Eine weitere Schlüsselfertigkeit, welche in den Deutsch Kontext fällt, ist die Fähigkeit, sich gut ausdrücken zu können. Wer in der Lage ist, Sachverhalte auf den Punkt zu bringen, vermeidet Missverständnisse. Viele Probleme im Alltag entstehen durch Missverständnisse und ließen sich somit vermeiden. Bei Diskussionen verleiht einem die Fähigkeit sich gut ausdrücken zu können zudem den Vorteil der stichhaltigen Argumentation.
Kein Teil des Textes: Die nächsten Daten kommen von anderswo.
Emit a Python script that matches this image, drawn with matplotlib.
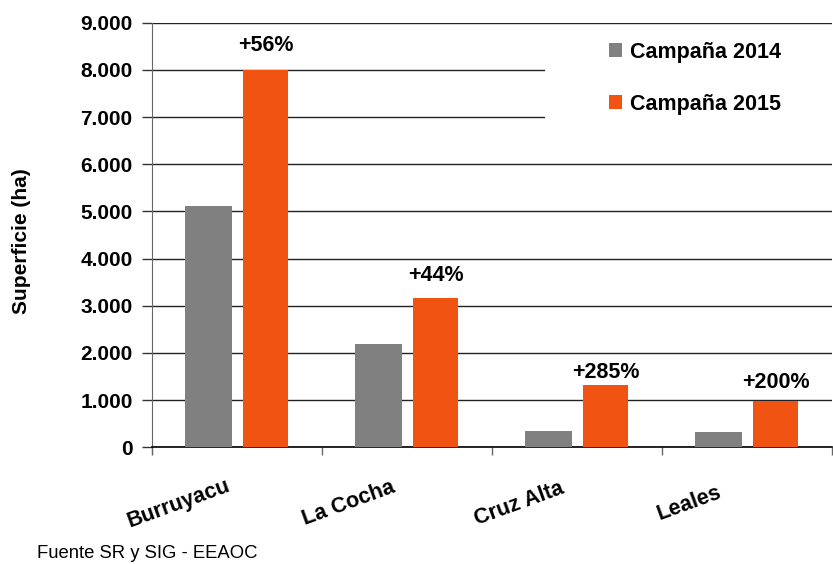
import matplotlib.pyplot as plt
import matplotlib.transforms as mtransforms
from matplotlib.patches import Rectangle
from matplotlib.ticker import FuncFormatter, FixedLocator
import numpy as np

departamentos = ['Burruyacu', 'La Cocha', 'Cruz Alta', 'Leales']
sup_2014 = [5120, 2200, 340, 330]
sup_2015 = [8000, 3170, 1310, 990]
series_names = ['Campaña 2014', 'Campaña 2015']
y_ticks = [0, 1000, 2000, 3000, 4000, 5000, 6000, 7000, 8000, 9000]

GRAY = '#808080'
ORANGE = '#F15412'

plt.rcParams['font.family'] = ['Liberation Sans', 'DejaVu Sans']

fig = plt.figure(figsize=(8.33, 5.64), dpi=100)
ax = fig.add_axes([152 / 833, 116.7 / 564, 680 / 833, 424.6 / 564])

x = np.arange(len(departamentos))
w = 0.275
off = 0.168
ax.bar(x - off, sup_2014, width=w, color=GRAY, zorder=3, label=series_names[0])
ax.bar(x + off, sup_2015, width=w * 0.96, color=ORANGE, zorder=3, label=series_names[1])

ax.set_xlim(-0.5, len(departamentos) - 0.5)
ax.set_ylim(0, 9000)
ax.yaxis.set_major_locator(FixedLocator(y_ticks))
ax.yaxis.set_major_formatter(FuncFormatter(lambda v, p: f'{int(v):,}'.replace(',', '.')))
ax.grid(axis='y', color='#222222', linewidth=1.0, zorder=0)
ax.set_axisbelow(True)

for lab in ax.get_yticklabels():
    lab.set_fontweight('bold')
ax.tick_params(axis='y', labelsize=15, length=7, width=1, color='#333333', pad=7)

# category boundary ticks on the x axis, labels drawn separately
ax.set_xticks(np.arange(-0.5, len(departamentos)))
ax.set_xticklabels([])
ax.tick_params(axis='x', length=6, width=1, color='#666666')

for s in ['top', 'right']:
    ax.spines[s].set_visible(False)
ax.spines['left'].set_color('#666666')
ax.spines['left'].set_bounds(-130, 9000)
ax.spines['bottom'].set_color('black')
ax.spines['bottom'].set_linewidth(1.2)

# rotated category names
trans_lab = ax.get_xaxis_transform() + mtransforms.ScaledTranslation(-58 / 100, -56 / 100, fig.dpi_scale_trans)
for i, name in enumerate(departamentos):
    ax.text(i, 0, name, transform=trans_lab, rotation=20, ha='center', va='center',
            fontsize=15.5, fontweight='bold')

# growth labels above the 2015 bars
label_gap = [14, 12, 2, 8]
for i, (a, b) in enumerate(zip(sup_2014, sup_2015)):
    pct = round((b / a - 1) * 100)
    t = mtransforms.offset_copy(ax.transData, fig=fig, x=0, y=label_gap[i], units='dots')
    ax.text(i + off, b, f'+{pct}%', transform=t, ha='center', va='bottom',
            fontsize=15.5, fontweight='bold')

# white box behind legend hiding gridlines
box = Rectangle((0.578, 6600), 0.43, 2000, transform=ax.get_yaxis_transform(),
                facecolor='white', edgecolor='none', zorder=1)
ax.add_patch(box)

leg = ax.legend(loc='upper left', bbox_to_anchor=(609 / 833, (564 - 42) / 564),
                bbox_transform=fig.transFigure, frameon=False, borderpad=0, borderaxespad=0,
                prop={'weight': 'bold', 'size': 15.5}, handlelength=0.62, handleheight=0.62,
                handletextpad=0.35, labelspacing=1.42)

fig.text(22 / 833, 1 - 241 / 564, 'Superficie (ha)', rotation=90, ha='center', va='center',
         fontsize=15, fontweight='bold')
fig.text(37 / 833, 1 - 553 / 564, 'Fuente SR y SIG - EEAOC', ha='left', va='center',
         fontsize=13.3)

fig.savefig('out.png', dpi=100)
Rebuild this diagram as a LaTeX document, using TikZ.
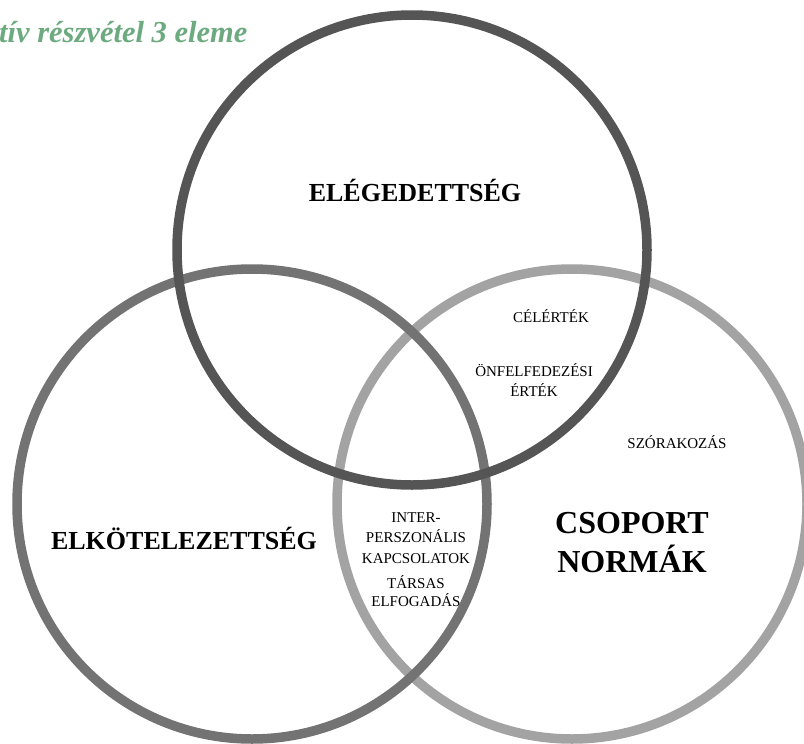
\documentclass[tikz,border=0pt]{standalone}
\usepackage{fontspec}
\setmainfont{Liberation Serif}
\definecolor{cdark}{HTML}{555555}
\definecolor{cmid}{HTML}{737373}
\definecolor{clight}{HTML}{A3A3A3}
\definecolor{ctitle}{HTML}{6DAA80}
\begin{document}
\begin{tikzpicture}[x=1pt,y=-1pt,
  ring/.style={line width=9.5pt},
  bigtxt/.style={font=\fontsize{26}{30}\selectfont\bfseries, anchor=base},
  hugetxt/.style={font=\fontsize{32}{39}\selectfont\bfseries, align=center},
  smalltxt/.style={font=\fontsize{15}{20.5}\selectfont, align=center, inner sep=0pt}]
\useasboundingbox (0,0) rectangle (804,744);
\clip (0,0) rectangle (804,744);
\fill[white] (0,0) rectangle (804,744);
\coordinate (cR) at (572,504);
\coordinate (cL) at (252,504);
\coordinate (cT) at (412,250);
\draw[ring, clight] (cR) circle (235pt);
\draw[ring, cmid] (cL) circle (235pt);
\draw[ring, cdark] (cT) circle (235pt);
\node[font=\fontsize{30.5}{34}\selectfont\bfseries\itshape, text=ctitle, anchor=base west, inner sep=0pt] (title) at (-1,42) {tív részvétel 3 eleme};
\node[bigtxt] (eleg) at (415,201) {ELÉGEDETTSÉG};
\node[bigtxt] (elkot) at (184,549) {ELKÖTELEZETTSÉG};
\node[hugetxt] (csop) at (632,543) {CSOPORT\\NORMÁK};
\node[smalltxt] (cel) at (551,316) {CÉLÉRTÉK};
\node[smalltxt] (onf) at (534,380) {ÖNFELFEDEZÉSI\\ÉRTÉK};
\node[smalltxt] (szor) at (677,442) {SZÓRAKOZÁS};
\node[smalltxt] (inter) at (416,538) {INTER-\\PERSZONÁLIS\\KAPCSOLATOK};
\node[font=\fontsize{15}{17.5}\selectfont, align=center, inner sep=0pt] (tars) at (416,591) {TÁRSAS\\ELFOGADÁS};
\end{tikzpicture}
\end{document}
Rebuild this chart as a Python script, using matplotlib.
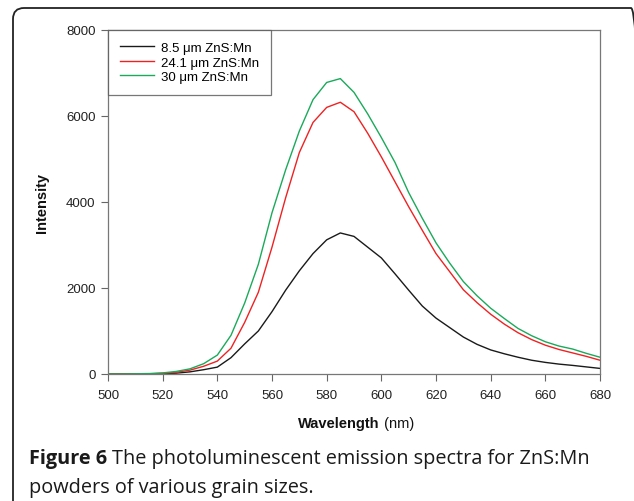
import matplotlib
matplotlib.use("Agg")
import matplotlib.pyplot as plt
from matplotlib.patches import FancyBboxPatch
from matplotlib.transforms import IdentityTransform

wavelength = [500, 505, 510, 515, 520, 525, 530, 535, 540, 545, 550, 555, 560, 565, 570,
              575, 580, 585, 590, 595, 600, 605, 610, 615, 620, 625, 630, 635, 640, 645,
              650, 655, 660, 665, 670, 675, 680]
i_85 = [0, 0, 0, 5, 10, 20, 50, 100, 160, 380, 700, 1000, 1450, 1950, 2400,
        2800, 3120, 3280, 3200, 2950, 2700, 2330, 1950, 1580, 1300, 1080, 860, 690, 560, 470,
        390, 320, 270, 230, 200, 165, 130]
i_241 = [0, 0, 3, 5, 15, 40, 90, 180, 300, 600, 1200, 1900, 2950, 4100, 5150,
         5850, 6200, 6320, 6100, 5600, 5050, 4470, 3890, 3340, 2800, 2380, 1960, 1660, 1390, 1160,
         960, 800, 670, 570, 490, 410, 320]
i_30 = [0, 0, 5, 10, 25, 60, 120, 240, 440, 900, 1650, 2550, 3750, 4750, 5650,
        6380, 6780, 6870, 6550, 6050, 5500, 4920, 4220, 3620, 3050, 2580, 2150, 1820, 1530, 1290,
        1060, 890, 750, 650, 580, 480, 390]
labels = ["8.5 \u03bcm ZnS:Mn", "24.1 \u03bcm ZnS:Mn", "30 \u03bcm ZnS:Mn"]
colors = ["#1a1a1a", "#ee2222", "#1aaa5a"]
xticks = [500, 520, 540, 560, 580, 600, 620, 640, 660, 680]
yticks = [0, 2000, 4000, 6000, 8000]

plt.rcParams['font.family'] = ['Liberation Sans', 'DejaVu Sans']
W, H = 634, 502
fig = plt.figure(figsize=(W / 100, H / 100), dpi=100)

# outer rounded frame (pixel coordinates, origin bottom-left)
frame = FancyBboxPatch((13, -30), 642 - 13, (H - 9) + 30,
                       boxstyle="round,pad=0,rounding_size=11",
                       transform=IdentityTransform(), fill=False, edgecolor="#222222",
                       linewidth=1.3, clip_on=False)
fig.patches.append(frame)

ax = fig.add_axes([108 / W, (H - 375) / H, (600 - 108) / W, (375 - 31) / H])
for y, lab, c in zip([i_85, i_241, i_30], labels, colors):
    ax.plot(wavelength, y, color=c, linewidth=1.0, label=lab)

ax.set_xlim(500, 680)
ax.set_ylim(0, 8000)
ax.set_xticks(xticks)
ax.set_yticks(yticks)
ax.tick_params(direction='out', length=5, width=0.8, color='#666666', labelsize=9.5,
               labelcolor='#222222')
ax.tick_params(axis='x', pad=6)
ax.tick_params(axis='y', pad=4)
for s in ax.spines.values():
    s.set_color('#777777')
    s.set_linewidth(0.9)

ax.text(-0.135, 0.5, "Intensity", rotation=90, transform=ax.transAxes, fontsize=10.5,
        fontweight='bold', ha='center', va='center', color='#111111')

leg = ax.legend(loc='upper left', bbox_to_anchor=(0.0, 1.0), fontsize=9.5, frameon=True,
                fancybox=False, edgecolor='#555555', borderaxespad=0, handlelength=2.6,
                handletextpad=0.5, labelspacing=0.17, borderpad=0.9)
leg.get_frame().set_linewidth(0.9)

fig.canvas.draw()
r = fig.canvas.get_renderer()

# x-axis label: bold "Wavelength" + regular "(nm)"
xl_y = 1 - 424 / H
t1 = fig.text(0, xl_y, "Wavelength", fontsize=10.5, fontweight='bold', va='center',
              ha='left', color='#111111')
t2 = fig.text(0, xl_y, " (nm)", fontsize=10.5, va='center', ha='left', color='#111111')
w1 = t1.get_window_extent(r).width
w2 = t2.get_window_extent(r).width
x0 = 356 - (w1 + w2) / 2
t1.set_x(x0 / W)
t2.set_x((x0 + w1) / W)

# caption
cap_font = ['Open Sans', 'DejaVu Sans']
c1 = fig.text(29 / W, 1 - 464 / H, "Figure 6 ", fontsize=14.3, fontweight='bold',
              family=cap_font, va='baseline', ha='left', color='#1a1a1a')
cw = c1.get_window_extent(r).width
fig.text((29 + cw) / W, 1 - 464 / H, "The photoluminescent emission spectra for ZnS:Mn",
         fontsize=14.3, family=cap_font, va='baseline', ha='left', color='#1a1a1a')
fig.text(29 / W, 1 - 493 / H, "powders of various grain sizes.", fontsize=14.3,
         family=cap_font, va='baseline', ha='left', color='#1a1a1a')

fig.savefig("out.png", dpi=100)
Dies wiederum führt zumindest potentiell zu einem erfolgreicheren Leben. Denn wer stichhaltig argumentiert, ist überzeugender kann sich häufiger durchsetzen.
Gute Bildung hat positive gesellschaftliche Konsequenzen
Im Gesamtzusammenhang betrachtet, hätte ein Bildungsfokus auf Textverständnis und gutes Ausdrucksvermögen auch gesellschaftlich enorme Vorteile. Denn gerade die deutsche Sprache ermöglicht es, sich sehr präzise auszudrücken. Wenn bei der Schulbildung mehr auf die Entwicklung dieser Fertigkeiten Wert gelegt werden würde, gäbe es im Alltag weniger Missverständnisse sowie mehr Wissen und Sachverstand. Demzufolge gäbe es im privaten sowie beruflichen Alltag weniger Probleme, Streit und unangenehme Auseinandersetzungen.
Schulbildung sollte mündige Bürger für ein selbstbestimmtes und erfolgreiches Leben generieren. Derzeit habe ich nicht den Eindruck, dass unser Schulsystem diesem Anspruch gerecht wird. Zu diesem Thema habe ich noch einige weitere Gedanken, welche ich in den kommenden Blogeinträgen darstellen werde.